─── Recorded data

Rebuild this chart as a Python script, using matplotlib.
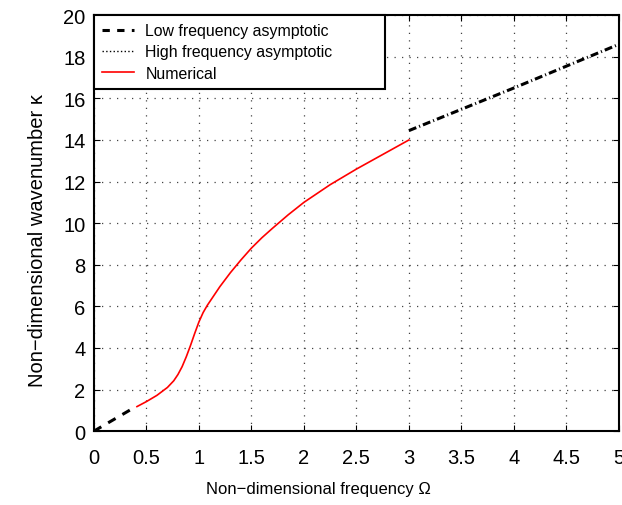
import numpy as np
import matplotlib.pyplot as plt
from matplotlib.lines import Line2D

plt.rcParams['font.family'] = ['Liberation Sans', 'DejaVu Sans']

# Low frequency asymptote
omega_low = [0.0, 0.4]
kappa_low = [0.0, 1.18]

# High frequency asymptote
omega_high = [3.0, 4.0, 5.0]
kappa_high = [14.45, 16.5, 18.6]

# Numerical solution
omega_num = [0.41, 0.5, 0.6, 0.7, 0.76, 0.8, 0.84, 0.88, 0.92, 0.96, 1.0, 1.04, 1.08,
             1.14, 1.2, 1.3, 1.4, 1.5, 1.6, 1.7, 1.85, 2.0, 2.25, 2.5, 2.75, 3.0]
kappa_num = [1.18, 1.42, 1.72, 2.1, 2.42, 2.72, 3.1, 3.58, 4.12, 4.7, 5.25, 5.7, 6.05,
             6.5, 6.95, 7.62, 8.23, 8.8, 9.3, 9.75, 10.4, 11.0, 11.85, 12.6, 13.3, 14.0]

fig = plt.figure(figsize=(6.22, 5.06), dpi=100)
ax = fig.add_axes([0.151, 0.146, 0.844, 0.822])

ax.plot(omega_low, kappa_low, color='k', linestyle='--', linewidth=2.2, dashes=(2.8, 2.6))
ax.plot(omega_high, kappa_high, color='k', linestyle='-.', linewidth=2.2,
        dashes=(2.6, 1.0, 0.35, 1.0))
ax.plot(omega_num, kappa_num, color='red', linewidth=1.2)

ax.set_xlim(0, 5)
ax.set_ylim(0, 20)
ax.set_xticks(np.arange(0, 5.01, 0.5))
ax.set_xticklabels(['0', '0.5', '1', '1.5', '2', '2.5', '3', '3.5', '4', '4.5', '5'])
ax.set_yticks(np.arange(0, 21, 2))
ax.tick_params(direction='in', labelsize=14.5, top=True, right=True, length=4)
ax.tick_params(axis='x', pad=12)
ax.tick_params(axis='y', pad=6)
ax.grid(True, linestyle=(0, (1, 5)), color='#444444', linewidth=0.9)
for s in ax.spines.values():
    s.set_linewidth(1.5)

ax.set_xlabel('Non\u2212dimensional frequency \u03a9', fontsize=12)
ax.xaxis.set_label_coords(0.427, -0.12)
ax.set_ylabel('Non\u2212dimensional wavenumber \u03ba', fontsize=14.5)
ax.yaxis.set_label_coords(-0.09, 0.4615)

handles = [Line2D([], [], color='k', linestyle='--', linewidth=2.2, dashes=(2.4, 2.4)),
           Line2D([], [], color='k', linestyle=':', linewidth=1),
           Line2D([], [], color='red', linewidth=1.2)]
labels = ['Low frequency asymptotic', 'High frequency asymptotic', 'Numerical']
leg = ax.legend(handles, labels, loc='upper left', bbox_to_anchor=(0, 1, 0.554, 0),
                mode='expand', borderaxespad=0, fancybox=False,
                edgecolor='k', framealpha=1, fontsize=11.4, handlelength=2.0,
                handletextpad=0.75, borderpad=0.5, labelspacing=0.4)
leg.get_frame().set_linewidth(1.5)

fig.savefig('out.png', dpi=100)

──────

Task description:
Repeat only what lies between the start of the data and the end of the line containing "kappa_high = [14.45, 16.5, 18.6]", exactly, with pictures left out.

Finished answer:
Rebuild this chart as a Python script, using matplotlib.
import numpy as np
import matplotlib.pyplot as plt
from matplotlib.lines import Line2D

plt.rcParams['font.family'] = ['Liberation Sans', 'DejaVu Sans']

# Low frequency asymptote
omega_low = [0.0, 0.4]
kappa_low = [0.0, 1.18]

# High frequency asymptote
omega_high = [3.0, 4.0, 5.0]
kappa_high = [14.45, 16.5, 18.6]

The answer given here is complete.